# Pony or Donkey for kids?



## wguisbert54 (Jan 29, 2012)

Title covers my chief concern! What type or breed. The kids (grandchildren) are presently 1-4. However they are aging rapidly!


----------



## FeatheredFeet (Jan 27, 2010)

I'd say a pony. Unless extremely well trained, Donkeys can be difficult. I presume you want something for the children to ride/learn to ride on? If so, find a good, solid pony. Well trained ponies are often difficult to find, since they are snatched up quickly. But they are out there. 

I do _not_ suggest buying a Mini. They are really not riding horses and kids outgrow them too quickly. 

Lizzie


----------



## themacpack (Jul 16, 2009)

What are you wanting the pony or donkey for - are you wanting something for them to ride, to just interact with, etc?


----------



## Tianimalz (Jan 6, 2009)

I actually suggest a small horse, in the 14 hand range that is a bit fine boned so it doesn't appear bigger than it is, thus doesn't intimidate the children wanting to ride  I find small well trained horses are a little easier to find than the classic pony type.


----------



## littrella (Aug 28, 2010)

I say pony as well. Donkeys are considered "stubborn" but are really just much smarter then most give them credit for. They want to know why you want is in their best intrest. Kids will out grow a mini too fast, unless your just looking for something for them to interact with


----------



## FeatheredFeet (Jan 27, 2010)

Something else to consider. If you are not _extremely_ knowledgeable when it comes to horses, find someone who is, to guide you when seeing possible purchases. Horses + children can be an accident waiting to happen. Have someone guide you when purchasing tack. Until both children have had some pro riding lessons, do not allow them to ride without a responsible adult present. This is also the quickest way to ruin a good pony. You may know all this, but I just thought I should mention it.

Lizzie


----------



## Failbhe (May 8, 2012)

Tianimalz said:


> I actually suggest a small horse, in the 14 hand range that is a bit fine boned so it doesn't appear bigger than it is, thus doesn't intimidate the children wanting to ride  I find small well trained horses are a little easier to find than the classic pony type.
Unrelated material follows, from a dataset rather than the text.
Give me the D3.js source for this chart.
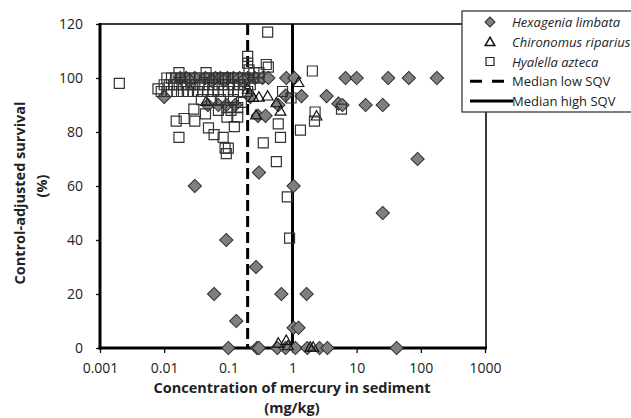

I second the small horse idea - both for the reason already suggested (sometimes they're easier to find) but also, if they start developing some behavioral issues they're not too small that a knowledgeable adult can't hop on and give them some lessons. Since most children don't know how to properly discipline a pony for doing something bad, they can pick up bad habits and even start bucking or biting. (I should know... we had a nasty little Shetland when I was a kid that was hell-on-hooves!) Since he was so small, my parents couldn't ride him and train out some of the problems. They ended up selling him and buying me a small horse - it worked much better for us. And also when I started getting taller I didn't outgrow her right away!


----------



## smrobs (Jul 30, 2008)

Truthfully, I don't understand why folks have such an aversion to getting a full sized horse for their children. I started on a miniature donkey (who was, by the way, the first critter to ever buck me off and first to ever kick me) but graduated up to a 16hh quarter horse who was a perfect gentleman 100% of the time. Standard sized horses are more plentiful so they are easier to find, they have a better chance of having been trained by an adult who knew what they were doing, and they are just as suitable (if not moreso) for children because they, in general, have a better and more willing attitude than most ponies.

The way I see it, if the kid has a full sized horse, there is no chance they will outgrow it in 2 or 5 or even 10 years. Plus, if the horse begins to have some minor issues from being ridden by children, pretty much any knowledgeable adult (regardless of their body size) can just hop on and work on the issues to keep the horse tuned up the way it should be.

Not so with ponies where the person to tune them up would need to be pretty darn small.


----------



## ponyboy (Jul 24, 2008)

smrobs said:


> Truthfully, I don't understand why folks have such an aversion to getting a full sized horse for their children.


 I was put on a 16.3H horse at 14, then went to anther barn where most of the horses were around 14.2H - 15H. I found it so much better – I hadn't realized before how much riding a too big horse was affecting my riding. Not to mention it was a long way to fall!

There are plenty of well-behaved ponies out there. Any school barn will sell one of theirs for the right price.


----------



## smrobs (Jul 30, 2008)

I'm not talking about some monster of a horse that's going to scrape your head on the rafters if you ride him in the barn, just something in the 14.2-15.2 hand range. Small enough to not be very scary, but big enough that it's not going to be outgrown and big enough so that mom or dad or trainer can ride it too if they need/want to.


----------



## FeatheredFeet (Jan 27, 2010)

Most of the time, smrobs, full size horses are not good for young children to learn on. Their legs are not long enough to be able to learn and give cues properly, so their learning and lessons are not always productive. 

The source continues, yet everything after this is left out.